* China’s imports shrink for 10th straight month
* Apple biggest boost to the S&P, Nasdaq
* Fitbit rises after broker upgrade
* Indexes up: Dow 1.90 pct, S&P 1.80 pct, Nasdaq 2.04 pct (Updates to early afternoon)
By Tanya Agrawal
Sept 8 (Reuters) - U.S. stocks were higher in early afternoon trading on Tuesday as investors returned from a holiday weekend after a late rally by Chinese shares lifted global markets.
Chinese stocks rose nearly 3 percent on Tuesday as a surge in late-afternoon buying helped erase early losses. China said late on Monday it would remove tax on dividend incomes for investors who hold stocks for more than a year in an effort to encourage longer-term investment.
Data on Tuesday showed that China’s imports shrank far more than expected in August, falling for the 10th straight month, bolstering hopes of more stimulus measures from the Chinese government.
“Today’s rally is a bit of a catch-up after we saw global markets do well on Sunday night and Monday morning,” said Paul Nolte, portfolio manager at Kingsview Asset Management in Chicago.
“Investors are also being forced back into equities because even after the recent swings, there aren’t any other options that will give the type of returns that equities does.”
At 12:37 ET (1637 GMT), the Dow Jones industrial average was up 305.79 points, or 1.9 percent, at 16,408.17, the S&P 500 was up 34.58 points, or 1.8 percent, at 1,955.8 and the Nasdaq Composite was up 95.75 points, or 2.04 percent, at 4,779.67.
All the 10 major S&P sectors were higher with the industrials index’s 2.2 percent and technology 2.1 percent rise leading the advancers.
Apple shares were up 2.2 percent at $111.69, a day before the iPhone maker is expected to unveil new offerings. The stock gave the biggest boost to the S&P and the Nasdaq.

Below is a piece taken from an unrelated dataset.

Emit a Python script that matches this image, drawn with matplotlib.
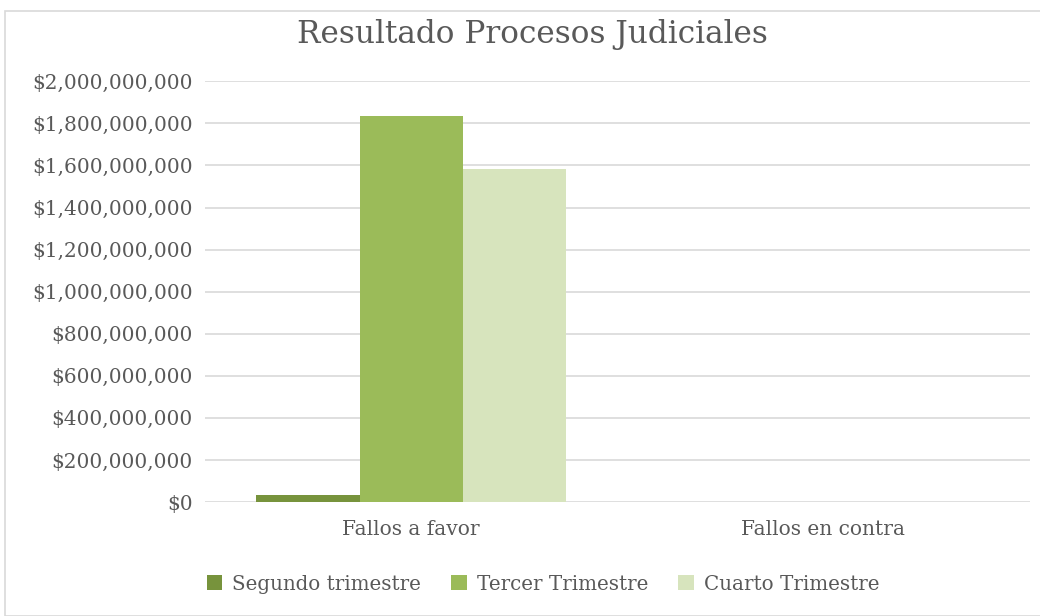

Global financial markets have been rattled in recent weeks by fears that China’s slowdown could drag on already sluggish global growth, prompting some investors to bet that the U.S. central bank will delay a hike until the end of the year.
Wall Street capped a tough week on Friday, with major indexes closing down more than 1 percent, after a mixed August jobs report did little to quell uncertainty about whether the Federal Reserve will increase interest rates at its Sept.16-17 meeting.
Following Friday’s employment data, futures market traders predicted about a 20 percent chance a rate hike will come this month, down from around 30 percent before the jobs report.
Nonfarm payrolls increased by 173,000 last month, fewer than the 220,000 that economists polled by Reuters had expected. But the unemployment rate dropped to 5.1 percent, its lowest in more than seven years, and wages accelerated.
The Fed, which hasn’t raised rates since 2006, has insisted it will hike long-term interest rates only when the recovery in the U.S. economy is sustainable, placing special emphasis on the labor market and inflation.
While the job market and unemployment rate has met Fed targets, inflation is stubbornly stuck below the central bank’s 2 percent target.
Federal Reserve Bank of Minneapolis President Narayana Kocherlakota is expected to speak at an event later in the day in Evanston, Illinois.
Fitbit was up 8.5 percent at $34.56 after Morgan Stanley upgraded the stock to “overweight”.
Media General fell 1.7 percent to $10.96 after it said it would buy diversified media company Meredith Corp for about $2.34 billion to create the third-largest local TV station owner in the United States. Meredith was up 9.3 percent at $50.21.
Advancing issues outnumbered decliners on the NYSE by 2,458 to 516. On the Nasdaq, 2,227 issues rose and 564 fell.